◆ **WORK TO BE COMPLETED**
Carry none of the pictures over; write out the complete data exactly.

★ ★ ★ ★

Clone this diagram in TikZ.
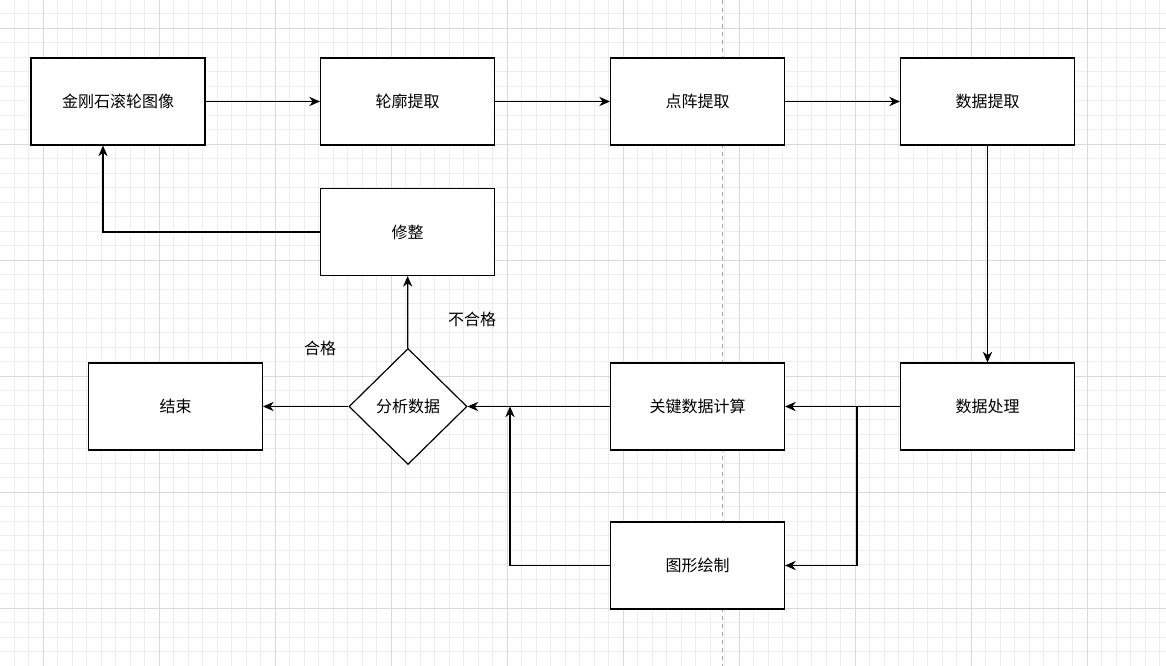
\documentclass[tikz,border=0pt]{standalone}
\usepackage{fontspec}
\setmainfont{Noto Sans CJK SC}
\usetikzlibrary{shapes.geometric,arrows.meta}
\begin{document}
\begin{tikzpicture}[x=0.75pt,y=-0.75pt,
 box/.style={draw,line width=0.9pt,minimum width=130.5pt,minimum height=65.25pt,font=\fontsize{12}{14}\selectfont,inner sep=0pt},
 dia/.style={draw,diamond,line width=0.9pt,minimum width=88.5pt,minimum height=87pt,inner sep=0pt,font=\fontsize{12}{14}\selectfont},
 arr/.style={draw,line width=0.9pt,-{Stealth[length=8pt,width=7pt]}},
 lab/.style={font=\fontsize{12}{14}\selectfont}]
\useasboundingbox (0,0) rectangle (1166,666);
\fill[white] (0,0) rectangle (1166,666);
\foreach \i in {-2,...,80} {\draw[black!7,line width=0.5pt] ({43+14.5*\i},0) -- ({43+14.5*\i},666);}
\foreach \i in {-1,...,44} {\draw[black!7,line width=0.5pt] (0,{28+14.5*\i}) -- (1166,{28+14.5*\i});}
\foreach \i in {-1,...,10} {\draw[black!15,line width=0.5pt] ({43+116*\i},0) -- ({43+116*\i},666);}
\foreach \i in {-1,...,6} {\draw[black!15,line width=0.5pt] (0,{28+116*\i}) -- (1166,{28+116*\i});}
\draw[black!35,dashed,line width=0.6pt] (722,0) -- (722,666);
\node[box,fill=white] (a) at (118,101.5) {金刚石滚轮图像};
\node[box,fill=white] (b) at (407.5,101.5) {轮廓提取};
\node[box,fill=white] (c) at (697.5,101.5) {点阵提取};
\node[box,fill=white] (d) at (987.5,101.5) {数据提取};
\node[box,fill=white] (x) at (407.5,232) {修整};
\node[box,fill=white] (e) at (175.5,406.5) {结束};
\node[dia,fill=white] (f) at (408,406.5) {分析数据};
\node[box,fill=white] (g) at (697.5,406.5) {关键数据计算};
\node[box,fill=white] (h) at (987.5,406.5) {数据处理};
\node[box,fill=white] (i) at (697.5,565.5) {图形绘制};
\coordinate (br) at (857,406.5);
\coordinate (j) at (510,406.5);
\path[arr] (a) -- (b);
\path[arr] (b) -- (c);
\path[arr] (c) -- (d);
\path[arr] (d) -- (h);
\path[arr] (h) -- (g);
\path[arr] (br) |- (i);
\path[arr] (g) -- (f);
\path[arr] (i.west) -| (j);
\path[arr] (f) -- (e);
\path[arr] (f) -- (x);
\path[arr] (x.west) -| (a.south -| 103,0);
\node[lab] (l1) at (320,348) {合格};
\node[lab] (l2) at (472,319) {不合格};
\end{tikzpicture}
\end{document}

★ ★ ★ ★

◆ **EXERCISE RESULT**
Clone this diagram in TikZ.
\documentclass[tikz,border=0pt]{standalone}
\usepackage{fontspec}
\setmainfont{Noto Sans CJK SC}
\usetikzlibrary{shapes.geometric,arrows.meta}
\begin{document}
\begin{tikzpicture}[x=0.75pt,y=-0.75pt,
 box/.style={draw,line width=0.9pt,minimum width=130.5pt,minimum height=65.25pt,font=\fontsize{12}{14}\selectfont,inner sep=0pt},
 dia/.style={draw,diamond,line width=0.9pt,minimum width=88.5pt,minimum height=87pt,inner sep=0pt,font=\fontsize{12}{14}\selectfont},
 arr/.style={draw,line width=0.9pt,-{Stealth[length=8pt,width=7pt]}},
 lab/.style={font=\fontsize{12}{14}\selectfont}]
\useasboundingbox (0,0) rectangle (1166,666);
\fill[white] (0,0) rectangle (1166,666);
\foreach \i in {-2,...,80} {\draw[black!7,line width=0.5pt] ({43+14.5*\i},0) -- ({43+14.5*\i},666);}
\foreach \i in {-1,...,44} {\draw[black!7,line width=0.5pt] (0,{28+14.5*\i}) -- (1166,{28+14.5*\i});}
\foreach \i in {-1,...,10} {\draw[black!15,line width=0.5pt] ({43+116*\i},0) -- ({43+116*\i},666);}
\foreach \i in {-1,...,6} {\draw[black!15,line width=0.5pt] (0,{28+116*\i}) -- (1166,{28+116*\i});}
\draw[black!35,dashed,line width=0.6pt] (722,0) -- (722,666);
\node[box,fill=white] (a) at (118,101.5) {金刚石滚轮图像};
\node[box,fill=white] (b) at (407.5,101.5) {轮廓提取};
\node[box,fill=white] (c) at (697.5,101.5) {点阵提取};
\node[box,fill=white] (d) at (987.5,101.5) {数据提取};
\node[box,fill=white] (x) at (407.5,232) {修整};
\node[box,fill=white] (e) at (175.5,406.5) {结束};
\node[dia,fill=white] (f) at (408,406.5) {分析数据};
\node[box,fill=white] (g) at (697.5,406.5) {关键数据计算};
\node[box,fill=white] (h) at (987.5,406.5) {数据处理};
\node[box,fill=white] (i) at (697.5,565.5) {图形绘制};
\coordinate (br) at (857,406.5);
\coordinate (j) at (510,406.5);
\path[arr] (a) -- (b);
\path[arr] (b) -- (c);
\path[arr] (c) -- (d);
\path[arr] (d) -- (h);
\path[arr] (h) -- (g);
\path[arr] (br) |- (i);
\path[arr] (g) -- (f);
\path[arr] (i.west) -| (j);
\path[arr] (f) -- (e);
\path[arr] (f) -- (x);
\path[arr] (x.west) -| (a.south -| 103,0);
\node[lab] (l1) at (320,348) {合格};
\node[lab] (l2) at (472,319) {不合格};
\end{tikzpicture}
\end{document}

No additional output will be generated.